Economic uncertainty could cost Ireland dearly in the future, according to Ibec.
The business group, which is holding a keynote conference in Dublin today, is warning that we risk creating long term economic and social problems unless we invest now in transport, housing, health and education.
CEO Danny McCoy has said we risk missing a 'once in a generation' chance if we allow fear and austerity to dictate our economic policy.
"We can only control the things we can control and the known known is that we have the opportunity to invest in a bigger and better Ireland," said McCoy.
"Brexit will bring many unknowns. There will be losses, there will be opportunities. But if we don't get ready for the opportunities, then it will only be a loss. So I think that Brexit is a very serious issue, but the way to Brexit-proof ourselves is to build for a bigger and better Ireland."

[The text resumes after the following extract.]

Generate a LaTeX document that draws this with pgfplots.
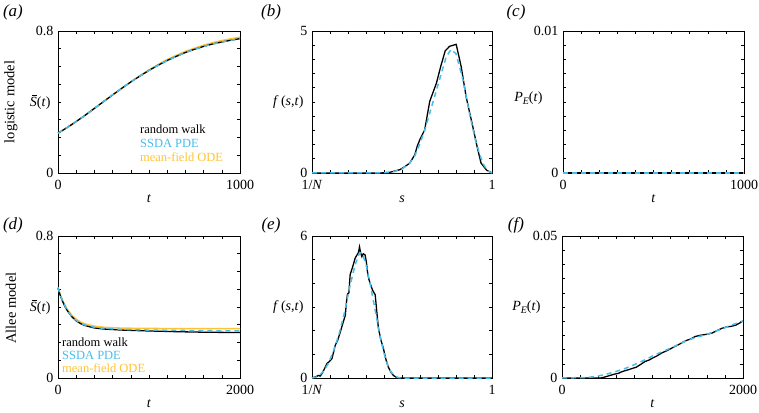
\documentclass[border=0pt]{standalone}
\usepackage{pgfplots}
\pgfplotsset{compat=1.18}
\usepackage{fontspec}
\setmainfont{Liberation Serif}
\definecolor{cblue}{RGB}{70,190,235}
\definecolor{corange}{RGB}{255,195,50}
\newcommand{\Sbar}{\textit{S}\llap{\raisebox{11pt}{\rule{5pt}{0.7pt}}\hspace{0pt}}(\textit{t})}
\newcommand{\PE}{\textit{P}\raisebox{-3pt}{\fontsize{10}{12}\selectfont\textit{E}}(\textit{t})}
\pgfplotsset{
  panel/.style={scale only axis, height=142pt, clip=false,
    axis line style={line width=0.8pt},
    tick align=inside, major tick length=3pt, minor tick length=3pt,
    every tick/.style={black, line width=0.6pt},
    /pgf/number format/assume math mode=true,
    scaled ticks=false,
    tick label style={font=\fontsize{14}{16}\selectfont},
    xticklabel style={yshift=-2.5pt, text height=9.5pt, text depth=0pt},
    yticklabel style={text height=9.5pt, text depth=0pt},
    label style={font=\fontsize{14}{16}\selectfont},
    xlabel style={at={(axis description cs:0.5,0)}, anchor=center, yshift=-26pt},
    ylabel style={rotate=-90, at={(axis description cs:0,0.5)}, anchor=east},
    minor x tick num=9,
  },
  rw/.style={black, line width=1.3pt},
  pde/.style={cblue, line width=1.5pt, dash pattern=on 5pt off 4pt},
  ode/.style={corange, line width=1.5pt},
}
\begin{document}
\begin{tikzpicture}
\useasboundingbox (0pt,0pt) rectangle (759pt,412pt);
\fontsize{13}{15}\selectfont
% (a)
\begin{axis}[panel, at={(58pt,239pt)}, anchor=south west, width=182pt,
  xmin=0, xmax=1000, ymin=0, ymax=0.8, xtick={0,1000}, xticklabels={0,1000},
  ytick={0,0.8}, yticklabels={0,0.8}, minor y tick num=7,
  xlabel={\textit{t}}, ylabel={\Sbar}, ylabel style={xshift=-3pt}]
\addplot[ode] coordinates {(0,0.224)(50,0.256)(100,0.290)(150,0.326)(200,0.364)(250,0.402)(300,0.440)(350,0.477)(400,0.513)(450,0.548)(500,0.581)(550,0.611)(600,0.639)(650,0.663)(700,0.685)(750,0.703)(800,0.720)(850,0.734)(900,0.746)(950,0.756)(1000,0.765)};
\addplot[rw] coordinates {(0,0.224)(50,0.256)(100,0.290)(150,0.326)(200,0.364)(250,0.402)(300,0.440)(350,0.477)(400,0.513)(450,0.546)(500,0.578)(550,0.607)(600,0.634)(650,0.657)(700,0.679)(750,0.697)(800,0.713)(850,0.727)(900,0.738)(950,0.748)(1000,0.757)};
\addplot[pde] coordinates {(0,0.224)(50,0.256)(100,0.290)(150,0.326)(200,0.364)(250,0.402)(300,0.440)(350,0.477)(400,0.513)(450,0.546)(500,0.578)(550,0.607)(600,0.634)(650,0.657)(700,0.679)(750,0.697)(800,0.713)(850,0.727)(900,0.738)(950,0.748)(1000,0.757)};
\node[anchor=west, inner sep=0pt, font=\fontsize{12.5}{14}\selectfont, text=black] at (axis description cs:0.45,0.31) {random walk};
\node[anchor=west, inner sep=0pt, font=\fontsize{12.5}{14}\selectfont, text=cblue] at (axis description cs:0.45,0.211) {SSDA PDE};
\node[anchor=west, inner sep=0pt, font=\fontsize{12.5}{14}\selectfont, text=corange] at (axis description cs:0.45,0.113) {mean-field ODE};
\end{axis}
% (b)
\begin{axis}[panel, at={(312pt,239pt)}, anchor=south west, width=180pt,
  xmin=0, xmax=1, ymin=0, ymax=5, xtick={0,1}, xticklabels={1/\textit{N},1},
  ytick={0,5}, yticklabels={0,5}, minor y tick num=9,
  xlabel={\textit{s}}, ylabel={\textit{f}\,(\textit{s},\textit{t})}, ylabel style={xshift=-4pt}]
\addplot[rw] coordinates {(0,0)(0.38,0)(0.43,0.02)(0.488,0.117)(0.515,0.22)(0.543,0.35)(0.571,0.64)(0.585,0.95)(0.599,1.17)(0.626,1.52)(0.654,2.52)(0.691,3.16)(0.715,3.75)(0.740,4.30)(0.764,4.46)(0.801,4.53)(0.829,3.74)(0.856,2.69)(0.893,1.64)(0.920,0.85)(0.939,0.35)(0.97,0.1)(1,0)};
\addplot[pde] coordinates {(0,0)(0.38,0)(0.45,0.04)(0.5,0.14)(0.54,0.33)(0.571,0.6)(0.60,1.05)(0.626,1.5)(0.663,2.3)(0.709,3.3)(0.746,4.1)(0.773,4.35)(0.80,4.2)(0.838,3.3)(0.875,2.1)(0.91,1.1)(0.948,0.35)(0.975,0.08)(1,0)};
\end{axis}
% (c)
\begin{axis}[panel, at={(563pt,239pt)}, anchor=south west, width=181pt,
  xmin=0, xmax=1000, ymin=0, ymax=0.01, xtick={0,1000}, xticklabels={0,1000},
  ytick={0,0.01}, yticklabels={0,0.01}, minor y tick num=9,
  xlabel={\textit{t}}, ylabel={\PE}, ylabel style={xshift=-16pt, yshift=4pt}]
\addplot[rw] coordinates {(0,0)(1000,0)};
\addplot[pde] coordinates {(0,0)(1000,0)};
\end{axis}
% (d)
\begin{axis}[panel, at={(58pt,34pt)}, anchor=south west, width=182pt,
  xmin=0, xmax=2000, ymin=0, ymax=0.8, xtick={0,2000}, xticklabels={0,2000},
  ytick={0,0.8}, yticklabels={0,0.8}, minor y tick num=7,
  xlabel={\textit{t}}, ylabel={\Sbar}, ylabel style={xshift=-3pt}]
\addplot[ode] coordinates {(0,0.51)(25,0.47)(50,0.437)(100,0.388)(150,0.354)(200,0.331)(250,0.315)(300,0.304)(400,0.292)(500,0.286)(700,0.281)(1000,0.279)(2000,0.278)};
\addplot[rw] coordinates {(0,0.505)(25,0.465)(50,0.432)(75,0.404)(100,0.381)(150,0.346)(200,0.322)(250,0.306)(300,0.295)(400,0.282)(500,0.276)(700,0.270)(1000,0.265)(1300,0.261)(1600,0.258)(2000,0.256)};
\addplot[pde] coordinates {(0,0.51)(25,0.468)(50,0.434)(100,0.383)(150,0.348)(200,0.325)(250,0.309)(300,0.298)(400,0.286)(500,0.280)(700,0.274)(1000,0.270)(1500,0.267)(2000,0.265)};
\node[anchor=west, inner sep=0pt, font=\fontsize{12.5}{14}\selectfont, text=black] at (axis description cs:0.022,0.254) {random walk};
\node[anchor=west, inner sep=0pt, font=\fontsize{12.5}{14}\selectfont, text=cblue] at (axis description cs:0.022,0.162) {SSDA PDE};
\node[anchor=west, inner sep=0pt, font=\fontsize{12.5}{14}\selectfont, text=corange] at (axis description cs:0.022,0.07) {mean-field ODE};
\end{axis}
% (e)
\begin{axis}[panel, at={(312pt,34pt)}, anchor=south west, width=180pt,
  xmin=0, xmax=1, ymin=0, ymax=6, xtick={0,1}, xticklabels={1/\textit{N},1},
  ytick={0,6}, yticklabels={0,6}, minor y tick num=5,
  xlabel={\textit{s}}, ylabel={\textit{f}\,(\textit{s},\textit{t})}, ylabel style={xshift=-4pt}]
\addplot[rw] coordinates {(0,0)(0.02,0.05)(0.037,0.11)(0.045,0.08)(0.055,0.18)(0.07,0.4)(0.083,0.61)(0.097,0.7)(0.111,0.82)(0.12,1.1)(0.129,1.38)(0.143,1.6)(0.157,1.94)(0.171,2.3)(0.185,2.65)(0.19,3.1)(0.197,3.55)(0.205,3.6)(0.212,4.37)(0.226,4.7)(0.240,5.07)(0.25,5.2)(0.258,5.3)(0.264,5.54)(0.27,5.3)(0.277,5.13)(0.285,5.25)(0.295,5.20)(0.302,4.9)(0.308,4.5)(0.315,4.2)(0.323,4.0)(0.337,3.7)(0.351,3.52)(0.36,2.8)(0.369,2.1)(0.383,1.6)(0.397,1.24)(0.41,0.8)(0.424,0.46)(0.438,0.25)(0.452,0.11)(0.47,0.02)(0.489,0)(1,0)};
\addplot[pde] coordinates {(0,0)(0.03,0.05)(0.06,0.25)(0.09,0.6)(0.12,1.15)(0.15,1.85)(0.18,2.75)(0.21,3.85)(0.24,4.8)(0.265,5.3)(0.28,5.25)(0.30,4.8)(0.32,4.1)(0.34,3.3)(0.36,2.5)(0.38,1.7)(0.40,1.05)(0.42,0.55)(0.44,0.25)(0.46,0.08)(0.48,0.02)(0.5,0)(1,0)};
\end{axis}
% (f)
\begin{axis}[panel, at={(562pt,34pt)}, anchor=south west, width=181pt,
  xmin=0, xmax=2000, ymin=0, ymax=0.05, xtick={0,2000}, xticklabels={0,2000},
  ytick={0,0.05}, yticklabels={0,0.05}, minor y tick num=9,
  xlabel={\textit{t}}, ylabel={\PE}, ylabel style={xshift=-17pt}]
\addplot[rw] coordinates {(0,0)(430,0)(480,0.0004)(530,0.0009)(584,0.0014)(620,0.0016)(660,0.0022)(700,0.0026)(732,0.0029)(780,0.0034)(820,0.0038)(870,0.0048)(917,0.0058)(960,0.0063)(1000,0.0070)(1050,0.0078)(1101,0.0088)(1150,0.0095)(1200,0.0103)(1240,0.0110)(1286,0.0117)(1330,0.0125)(1380,0.0133)(1420,0.0137)(1471,0.0146)(1520,0.0150)(1560,0.0152)(1600,0.0154)(1656,0.0158)(1700,0.0165)(1767,0.0175)(1820,0.0180)(1870,0.0182)(1920,0.0186)(1960,0.0193)(2000,0.0201)};
\addplot[pde] coordinates {(0,0)(150,0.0001)(288,0.0002)(380,0.0006)(473,0.0012)(565,0.0020)(658,0.0029)(750,0.0040)(843,0.0053)(935,0.0067)(1028,0.0082)(1120,0.0094)(1212,0.0107)(1305,0.0121)(1397,0.0134)(1490,0.0144)(1582,0.0152)(1675,0.0162)(1767,0.0173)(1880,0.0187)(2000,0.0201)};
\end{axis}
% panel labels and row labels
\node[font=\fontsize{17}{19}\selectfont] at (13pt,400pt) {\textit{(a)}};
\node[font=\fontsize{17}{19}\selectfont] at (271pt,400pt) {\textit{(b)}};
\node[font=\fontsize{17}{19}\selectfont] at (516pt,400pt) {\textit{(c)}};
\node[font=\fontsize{17}{19}\selectfont] at (13pt,187pt) {\textit{(d)}};
\node[font=\fontsize{17}{19}\selectfont] at (271pt,187pt) {\textit{(e)}};
\node[font=\fontsize{17}{19}\selectfont] at (516pt,187pt) {\textit{(f)}};
\node[rotate=90, font=\fontsize{14.5}{16}\selectfont] at (11pt,310pt) {logistic model};
\node[rotate=90, font=\fontsize{14.5}{16}\selectfont] at (11pt,104pt) {Allee model};
\end{tikzpicture}
\end{document}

AIG has decided to open an operation in Luxembourg to write business across the European Economic Area and Switzerland in what is an early loss for Dublin when it comes to post-Brexit business opportunities.
Ireland had pitched to become the home of the operation, with senior executives at the US insurance giant meeting both Finance Minister Michael Noonan and Financial Services Minister Eoghan Murphy last year.
Anthony Baldwin, AIG Europe chief executive, said:
"Luxembourg, a founding member of the European Union, offers us a secure location in a stable economy with an experienced and well-respected regulator in continental Europe close to many of our major markets."
AIG plans to have the Luxembourg subsidiary and a dedicated UK company up-and-running from 2019.